I propose that out of that immense space of characters, we carve out a "tiny" 2^64 bit space reserved for a group of characters that are an 8 by 8 square grid. (Call these squares pixels if you will, but they would be actual squares in an OpenType font that has these character glyphs.) There would be an 8x8 grid of squares with one glyph in the font for every possible combination of squares dark or light. (yes, font file sizes may be gigabytes, but hey, computers will be more powerful by the time UTF-640 is widely adopted.)
Among all the hieroglyphs (emojis) will be every combination of 8x8 pixels, including what we once recognized as dot-matrix text, such as on a green screen CRT or dot matrix printer.

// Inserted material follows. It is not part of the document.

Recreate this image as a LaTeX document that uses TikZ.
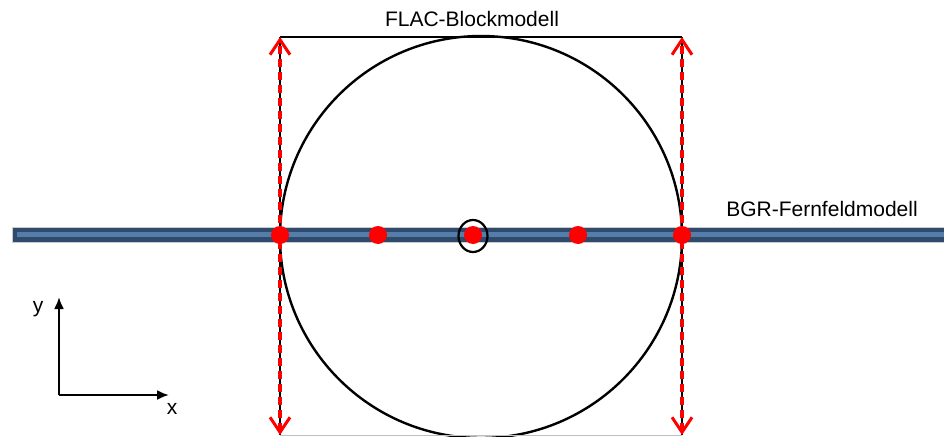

Thus our hieroglyphs will still enable us to communicate meaningfully when you just can't find the right emoji or hieroglyph.
Once we could communicate in 7-bit ASCII. But UTF-640 will be the way of the next generation.
We could also carve out a space in UTF-640 to fit all the EBCDIC characters in their correct ordering so that only an upper 632-bit prefix is necessary on every EBCDIC byte!
The server will be down for replacement of vacuum tubes, belts, worn parts and lubrication of gears and bearings.
(Score: 0) by Anonymous Coward on Monday March 22 2021, @03:31PM (1 child)
There are many alien languages in the universe.
(Score: 2) by DannyB on Monday March 22 2021, @04:19PM
UTF-640 should be enough for Sci Fi alien languages.
I thought 640 bits per character ought to be enough for anybody?
Are you suggesting it isn't? You may have just identified a problem.
We need to begin development on an infinitely expandable variable length character set that can be mandated for universal use.
The server will be down for replacement of vacuum tubes, belts, worn parts and lubrication of gears and bearings.